While incarcerated on a misdemeanor charge in 2008 and unable to afford bail, her husband got into a fight and was convicted as a serious violent felon.

“That’s still on his record,” Hall said. “When you’re in jail and in that condition — you try to get through, but things happen. You’re just trying to survive.”

Hall said the General Assembly supports only the wealthiest of Hoosiers who could get their attention, such as the bail bondsman associations. Those wealthy Hoosiers experience a different criminal justice system.

“Someone who has money and is rich, they can pay an attorney. They can pay to get (their charges) exonerated. They can pay bail,” Hall said. “(Lawmakers) need to realize there are people out here who can’t afford $500 — who can’t even afford $200 (in bail).”

‘INCARCERATION DOESN’T HELP’

In testimony last week, David Gaspar, national director of The Bail Project, called the legislation a “transparent attack” on the organization’s work, which had assisted nearly 1,000 low-income Hoosiers. “Once the judge has determined that a person can be released contingent on posting bail, it should not matter who pays for it,” Gaspar said. “The bail bond companies can post bail for anyone regardless of charge or amount as long as the person pays their fee.”

Unlike for-profit companies, The Bail Project can’t take its clients’ money or property if they fail to pay, Gaspar said. He criticized the bail system in Indiana for diverting money — approximately $242 million annually — from addiction and homelessness services to jail administration.

Carissa Miller, like Hall, spoke to families gathered Thursday with Hoosier Action at the Statehouse, sharing her story and challenging lawmakers to defeat HB 1300. The bail system, Miller said, harmed her younger sister, who couldn’t afford bail and spent five months behind bars in 2016 without psychiatric services to treat her schizophrenia.

“We grew up in a house that if we had electric and water in the same month it was a good month,” Miller said. “There was a lot of domestic violence and substance abuse. … My little sister developed a substance-use disorder.”

After months incarcerated without medication, her sister signed a plea agreement and was released. She overdosed months afterward but was revived with a dose of Naloxone. Miller said her sister still struggles to afford adequate housing and find employment.

Miller said she believes the state’s criminalization of drug use and failure to enable treatment for incarcerated addicts exacerbates the problem.

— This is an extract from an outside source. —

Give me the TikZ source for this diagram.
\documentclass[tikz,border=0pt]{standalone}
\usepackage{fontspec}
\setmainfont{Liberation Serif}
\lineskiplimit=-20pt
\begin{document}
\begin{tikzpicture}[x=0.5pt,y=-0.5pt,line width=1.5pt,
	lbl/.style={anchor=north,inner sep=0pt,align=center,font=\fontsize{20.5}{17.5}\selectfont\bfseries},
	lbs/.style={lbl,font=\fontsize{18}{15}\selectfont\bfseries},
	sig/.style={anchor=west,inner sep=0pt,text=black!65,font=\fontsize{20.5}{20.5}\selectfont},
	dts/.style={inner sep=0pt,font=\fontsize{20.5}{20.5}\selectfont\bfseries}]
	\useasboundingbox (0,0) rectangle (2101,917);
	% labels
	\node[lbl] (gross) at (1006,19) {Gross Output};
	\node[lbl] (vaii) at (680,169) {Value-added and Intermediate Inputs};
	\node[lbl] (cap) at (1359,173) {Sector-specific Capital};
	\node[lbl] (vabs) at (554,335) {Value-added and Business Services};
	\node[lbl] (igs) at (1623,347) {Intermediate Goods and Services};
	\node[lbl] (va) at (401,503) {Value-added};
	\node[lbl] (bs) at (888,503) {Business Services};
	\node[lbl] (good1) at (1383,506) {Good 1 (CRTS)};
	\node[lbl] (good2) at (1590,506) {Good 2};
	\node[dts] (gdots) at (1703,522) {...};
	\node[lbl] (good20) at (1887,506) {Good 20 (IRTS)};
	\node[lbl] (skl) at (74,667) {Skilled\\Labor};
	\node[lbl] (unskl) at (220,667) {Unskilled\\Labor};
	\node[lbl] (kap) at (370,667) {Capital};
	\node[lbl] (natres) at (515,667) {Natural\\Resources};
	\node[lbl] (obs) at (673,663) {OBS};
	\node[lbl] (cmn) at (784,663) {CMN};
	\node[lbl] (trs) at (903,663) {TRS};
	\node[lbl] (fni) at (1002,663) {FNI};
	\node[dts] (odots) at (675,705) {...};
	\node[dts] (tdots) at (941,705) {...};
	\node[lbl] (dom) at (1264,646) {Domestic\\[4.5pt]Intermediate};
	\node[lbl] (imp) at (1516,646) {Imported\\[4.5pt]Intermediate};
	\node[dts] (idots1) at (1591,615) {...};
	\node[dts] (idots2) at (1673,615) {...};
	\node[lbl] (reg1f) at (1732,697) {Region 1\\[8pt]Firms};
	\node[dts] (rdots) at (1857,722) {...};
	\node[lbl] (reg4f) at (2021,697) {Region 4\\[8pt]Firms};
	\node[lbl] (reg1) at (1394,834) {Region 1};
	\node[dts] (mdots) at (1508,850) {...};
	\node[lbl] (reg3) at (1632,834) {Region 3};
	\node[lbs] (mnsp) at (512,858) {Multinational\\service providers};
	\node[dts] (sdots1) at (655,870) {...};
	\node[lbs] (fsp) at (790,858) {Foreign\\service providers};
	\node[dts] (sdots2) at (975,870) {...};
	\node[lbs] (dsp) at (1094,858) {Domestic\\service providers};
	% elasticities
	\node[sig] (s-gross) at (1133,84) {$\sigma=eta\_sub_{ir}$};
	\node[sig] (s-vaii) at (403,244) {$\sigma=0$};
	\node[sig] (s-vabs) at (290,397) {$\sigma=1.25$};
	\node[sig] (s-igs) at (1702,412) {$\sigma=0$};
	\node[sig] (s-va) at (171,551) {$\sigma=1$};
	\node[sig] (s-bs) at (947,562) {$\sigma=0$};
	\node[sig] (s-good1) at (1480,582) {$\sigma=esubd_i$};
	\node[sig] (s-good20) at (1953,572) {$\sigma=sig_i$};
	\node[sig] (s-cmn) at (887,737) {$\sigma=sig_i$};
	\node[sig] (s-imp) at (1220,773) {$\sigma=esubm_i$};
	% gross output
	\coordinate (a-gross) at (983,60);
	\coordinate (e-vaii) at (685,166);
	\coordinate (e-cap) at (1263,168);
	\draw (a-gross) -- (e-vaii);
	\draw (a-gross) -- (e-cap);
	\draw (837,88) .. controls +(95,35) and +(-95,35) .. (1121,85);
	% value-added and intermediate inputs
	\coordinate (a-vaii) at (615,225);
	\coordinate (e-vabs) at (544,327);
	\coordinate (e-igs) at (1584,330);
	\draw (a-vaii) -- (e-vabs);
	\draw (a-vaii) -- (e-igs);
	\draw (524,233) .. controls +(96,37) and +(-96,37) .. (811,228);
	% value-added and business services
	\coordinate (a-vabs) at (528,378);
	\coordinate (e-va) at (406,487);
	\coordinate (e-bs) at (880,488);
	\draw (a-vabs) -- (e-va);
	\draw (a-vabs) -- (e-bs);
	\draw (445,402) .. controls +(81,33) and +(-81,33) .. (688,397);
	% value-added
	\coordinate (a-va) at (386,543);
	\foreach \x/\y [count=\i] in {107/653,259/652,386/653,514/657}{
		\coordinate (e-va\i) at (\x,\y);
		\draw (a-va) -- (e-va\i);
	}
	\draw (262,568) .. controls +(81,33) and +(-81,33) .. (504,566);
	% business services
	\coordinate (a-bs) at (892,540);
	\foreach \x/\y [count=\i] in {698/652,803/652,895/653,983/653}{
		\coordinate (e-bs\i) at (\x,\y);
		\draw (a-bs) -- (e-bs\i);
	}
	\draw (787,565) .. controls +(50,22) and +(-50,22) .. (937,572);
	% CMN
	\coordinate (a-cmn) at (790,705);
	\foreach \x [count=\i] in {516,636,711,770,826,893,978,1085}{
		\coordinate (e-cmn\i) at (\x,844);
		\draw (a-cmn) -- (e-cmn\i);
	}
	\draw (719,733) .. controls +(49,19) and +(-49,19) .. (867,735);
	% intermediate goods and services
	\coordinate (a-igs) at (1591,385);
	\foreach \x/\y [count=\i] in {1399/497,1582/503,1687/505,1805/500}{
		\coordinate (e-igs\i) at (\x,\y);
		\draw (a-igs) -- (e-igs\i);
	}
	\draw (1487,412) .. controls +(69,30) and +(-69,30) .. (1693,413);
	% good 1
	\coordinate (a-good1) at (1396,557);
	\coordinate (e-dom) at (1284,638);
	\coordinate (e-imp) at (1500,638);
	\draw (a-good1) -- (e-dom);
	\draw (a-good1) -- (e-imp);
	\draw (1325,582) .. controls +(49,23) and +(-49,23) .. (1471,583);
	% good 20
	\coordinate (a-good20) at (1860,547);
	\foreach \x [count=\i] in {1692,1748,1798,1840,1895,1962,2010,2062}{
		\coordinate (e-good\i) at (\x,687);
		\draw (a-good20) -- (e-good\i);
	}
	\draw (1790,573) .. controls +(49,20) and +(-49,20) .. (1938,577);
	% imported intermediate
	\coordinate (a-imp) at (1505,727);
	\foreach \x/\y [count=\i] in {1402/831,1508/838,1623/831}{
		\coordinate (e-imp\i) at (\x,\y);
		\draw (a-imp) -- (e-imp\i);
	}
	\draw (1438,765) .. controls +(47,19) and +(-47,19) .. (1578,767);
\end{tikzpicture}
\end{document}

Arresting Hoosiers doesn’t help, she said.

“The best practice is referral to treatment,” said Miller, a social worker. “Incarceration does not improve any outcomes — it doesn’t reduce recidivism and it doesn’t stop people from being mentally ill.”

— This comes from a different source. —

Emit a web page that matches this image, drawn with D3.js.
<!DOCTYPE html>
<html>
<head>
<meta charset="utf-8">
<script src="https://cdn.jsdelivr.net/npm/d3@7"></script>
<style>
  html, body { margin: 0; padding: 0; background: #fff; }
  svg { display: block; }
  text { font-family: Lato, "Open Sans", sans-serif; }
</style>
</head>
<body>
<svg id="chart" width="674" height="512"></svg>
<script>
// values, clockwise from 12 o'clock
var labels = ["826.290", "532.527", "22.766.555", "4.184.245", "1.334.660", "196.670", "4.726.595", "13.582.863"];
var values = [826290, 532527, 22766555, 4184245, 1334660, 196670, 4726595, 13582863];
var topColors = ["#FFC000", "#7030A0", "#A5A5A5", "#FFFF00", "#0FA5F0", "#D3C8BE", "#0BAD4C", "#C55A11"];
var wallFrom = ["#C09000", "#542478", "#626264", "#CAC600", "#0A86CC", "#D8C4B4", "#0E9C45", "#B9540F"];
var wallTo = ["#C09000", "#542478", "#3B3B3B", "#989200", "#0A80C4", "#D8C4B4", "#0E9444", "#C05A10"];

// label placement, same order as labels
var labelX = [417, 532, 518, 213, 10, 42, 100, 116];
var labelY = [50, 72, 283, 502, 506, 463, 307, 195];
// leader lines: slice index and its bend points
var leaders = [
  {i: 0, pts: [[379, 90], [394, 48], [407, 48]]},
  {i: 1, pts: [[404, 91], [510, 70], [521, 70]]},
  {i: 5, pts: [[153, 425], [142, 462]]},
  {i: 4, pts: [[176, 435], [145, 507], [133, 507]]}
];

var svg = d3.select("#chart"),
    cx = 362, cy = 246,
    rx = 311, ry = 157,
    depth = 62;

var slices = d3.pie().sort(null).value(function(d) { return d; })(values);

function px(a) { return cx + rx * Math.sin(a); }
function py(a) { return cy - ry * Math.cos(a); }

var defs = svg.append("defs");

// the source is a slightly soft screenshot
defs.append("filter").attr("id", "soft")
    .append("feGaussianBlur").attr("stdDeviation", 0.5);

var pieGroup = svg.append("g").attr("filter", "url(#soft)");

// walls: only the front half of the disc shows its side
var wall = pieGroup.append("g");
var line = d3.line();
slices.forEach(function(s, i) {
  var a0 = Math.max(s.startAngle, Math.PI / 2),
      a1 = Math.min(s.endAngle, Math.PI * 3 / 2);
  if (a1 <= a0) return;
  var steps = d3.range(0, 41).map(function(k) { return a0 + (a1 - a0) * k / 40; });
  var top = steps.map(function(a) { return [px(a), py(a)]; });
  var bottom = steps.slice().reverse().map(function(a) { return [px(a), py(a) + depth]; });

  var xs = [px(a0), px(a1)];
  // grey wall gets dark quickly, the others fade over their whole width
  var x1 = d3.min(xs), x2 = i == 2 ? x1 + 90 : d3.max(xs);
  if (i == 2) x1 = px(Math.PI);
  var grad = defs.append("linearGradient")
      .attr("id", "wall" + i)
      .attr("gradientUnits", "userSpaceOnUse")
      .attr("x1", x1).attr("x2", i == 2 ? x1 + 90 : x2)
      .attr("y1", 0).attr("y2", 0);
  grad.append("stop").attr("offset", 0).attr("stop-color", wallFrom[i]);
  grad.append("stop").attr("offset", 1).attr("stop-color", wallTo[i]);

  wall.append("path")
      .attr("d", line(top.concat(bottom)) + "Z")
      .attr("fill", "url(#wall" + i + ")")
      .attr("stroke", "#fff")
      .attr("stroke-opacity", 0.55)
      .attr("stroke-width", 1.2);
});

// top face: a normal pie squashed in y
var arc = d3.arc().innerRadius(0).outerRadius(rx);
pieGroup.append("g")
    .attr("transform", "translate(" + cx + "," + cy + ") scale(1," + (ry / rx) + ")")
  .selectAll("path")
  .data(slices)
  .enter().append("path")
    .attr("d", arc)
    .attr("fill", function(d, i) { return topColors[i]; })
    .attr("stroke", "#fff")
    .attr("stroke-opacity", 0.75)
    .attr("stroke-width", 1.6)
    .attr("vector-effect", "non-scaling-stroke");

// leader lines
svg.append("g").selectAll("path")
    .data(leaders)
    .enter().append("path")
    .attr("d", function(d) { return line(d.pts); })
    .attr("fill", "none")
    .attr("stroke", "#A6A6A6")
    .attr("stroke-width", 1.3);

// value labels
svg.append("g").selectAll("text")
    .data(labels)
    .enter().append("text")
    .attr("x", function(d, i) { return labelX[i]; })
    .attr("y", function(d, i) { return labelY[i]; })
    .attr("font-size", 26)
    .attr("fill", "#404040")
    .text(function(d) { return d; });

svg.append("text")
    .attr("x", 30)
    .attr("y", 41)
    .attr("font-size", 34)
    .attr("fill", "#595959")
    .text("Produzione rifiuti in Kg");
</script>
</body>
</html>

Miller said that programs she worked with in Scott County, where her practice is located, may try to bail someone out of jail in order to get them into residential treatment. Even though charitable bail programs only exist in Marion County and Lake County, other organizations do the same type of work and would be impacted by the proposed law.

“They’re putting barriers in place where these programs can’t function effectively,” Miller said.